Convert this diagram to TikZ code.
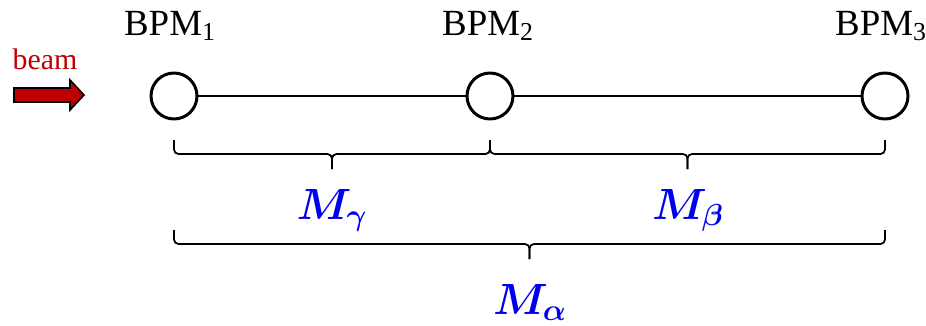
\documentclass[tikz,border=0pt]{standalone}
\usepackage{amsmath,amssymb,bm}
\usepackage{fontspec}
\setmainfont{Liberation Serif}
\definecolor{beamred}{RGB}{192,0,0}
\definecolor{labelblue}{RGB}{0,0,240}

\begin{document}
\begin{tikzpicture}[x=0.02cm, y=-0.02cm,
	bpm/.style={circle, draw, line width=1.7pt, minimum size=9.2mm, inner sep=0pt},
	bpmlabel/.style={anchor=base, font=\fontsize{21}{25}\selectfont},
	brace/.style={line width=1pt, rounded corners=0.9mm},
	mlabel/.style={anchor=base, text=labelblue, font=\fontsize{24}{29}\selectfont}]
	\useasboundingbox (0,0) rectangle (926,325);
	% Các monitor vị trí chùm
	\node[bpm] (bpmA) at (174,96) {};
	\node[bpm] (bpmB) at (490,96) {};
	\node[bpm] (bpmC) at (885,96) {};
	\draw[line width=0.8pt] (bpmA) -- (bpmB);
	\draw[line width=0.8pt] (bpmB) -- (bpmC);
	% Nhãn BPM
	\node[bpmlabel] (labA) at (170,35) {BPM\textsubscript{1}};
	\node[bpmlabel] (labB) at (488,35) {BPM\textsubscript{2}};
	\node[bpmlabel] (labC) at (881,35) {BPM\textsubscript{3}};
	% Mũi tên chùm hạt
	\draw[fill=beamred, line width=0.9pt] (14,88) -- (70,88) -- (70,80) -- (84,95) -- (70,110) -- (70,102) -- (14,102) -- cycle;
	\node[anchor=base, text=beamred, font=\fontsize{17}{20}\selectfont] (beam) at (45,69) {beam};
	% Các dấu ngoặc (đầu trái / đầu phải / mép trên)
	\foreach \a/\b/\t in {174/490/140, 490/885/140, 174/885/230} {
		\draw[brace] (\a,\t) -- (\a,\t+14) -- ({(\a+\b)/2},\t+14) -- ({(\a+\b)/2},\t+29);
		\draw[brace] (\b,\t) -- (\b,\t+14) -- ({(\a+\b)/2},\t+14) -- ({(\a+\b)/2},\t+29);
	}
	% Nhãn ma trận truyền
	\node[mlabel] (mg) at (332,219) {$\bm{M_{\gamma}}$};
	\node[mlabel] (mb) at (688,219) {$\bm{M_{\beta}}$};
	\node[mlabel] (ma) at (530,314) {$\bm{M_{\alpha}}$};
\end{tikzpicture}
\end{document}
========
[EXERCISE REQUIREMENTS] Give the data above again in full and unchanged, skipping the pictures.

[SOLVED PROBLEM]
Convert this diagram to TikZ code.
\documentclass[tikz,border=0pt]{standalone}
\usepackage{amsmath,amssymb,bm}
\usepackage{fontspec}
\setmainfont{Liberation Serif}
\definecolor{beamred}{RGB}{192,0,0}
\definecolor{labelblue}{RGB}{0,0,240}

\begin{document}
\begin{tikzpicture}[x=0.02cm, y=-0.02cm,
	bpm/.style={circle, draw, line width=1.7pt, minimum size=9.2mm, inner sep=0pt},
	bpmlabel/.style={anchor=base, font=\fontsize{21}{25}\selectfont},
	brace/.style={line width=1pt, rounded corners=0.9mm},
	mlabel/.style={anchor=base, text=labelblue, font=\fontsize{24}{29}\selectfont}]
	\useasboundingbox (0,0) rectangle (926,325);
	% Các monitor vị trí chùm
	\node[bpm] (bpmA) at (174,96) {};
	\node[bpm] (bpmB) at (490,96) {};
	\node[bpm] (bpmC) at (885,96) {};
	\draw[line width=0.8pt] (bpmA) -- (bpmB);
	\draw[line width=0.8pt] (bpmB) -- (bpmC);
	% Nhãn BPM
	\node[bpmlabel] (labA) at (170,35) {BPM\textsubscript{1}};
	\node[bpmlabel] (labB) at (488,35) {BPM\textsubscript{2}};
	\node[bpmlabel] (labC) at (881,35) {BPM\textsubscript{3}};
	% Mũi tên chùm hạt
	\draw[fill=beamred, line width=0.9pt] (14,88) -- (70,88) -- (70,80) -- (84,95) -- (70,110) -- (70,102) -- (14,102) -- cycle;
	\node[anchor=base, text=beamred, font=\fontsize{17}{20}\selectfont] (beam) at (45,69) {beam};
	% Các dấu ngoặc (đầu trái / đầu phải / mép trên)
	\foreach \a/\b/\t in {174/490/140, 490/885/140, 174/885/230} {
		\draw[brace] (\a,\t) -- (\a,\t+14) -- ({(\a+\b)/2},\t+14) -- ({(\a+\b)/2},\t+29);
		\draw[brace] (\b,\t) -- (\b,\t+14) -- ({(\a+\b)/2},\t+14) -- ({(\a+\b)/2},\t+29);
	}
	% Nhãn ma trận truyền
	\node[mlabel] (mg) at (332,219) {$\bm{M_{\gamma}}$};
	\node[mlabel] (mb) at (688,219) {$\bm{M_{\beta}}$};
	\node[mlabel] (ma) at (530,314) {$\bm{M_{\alpha}}$};
\end{tikzpicture}
\end{document}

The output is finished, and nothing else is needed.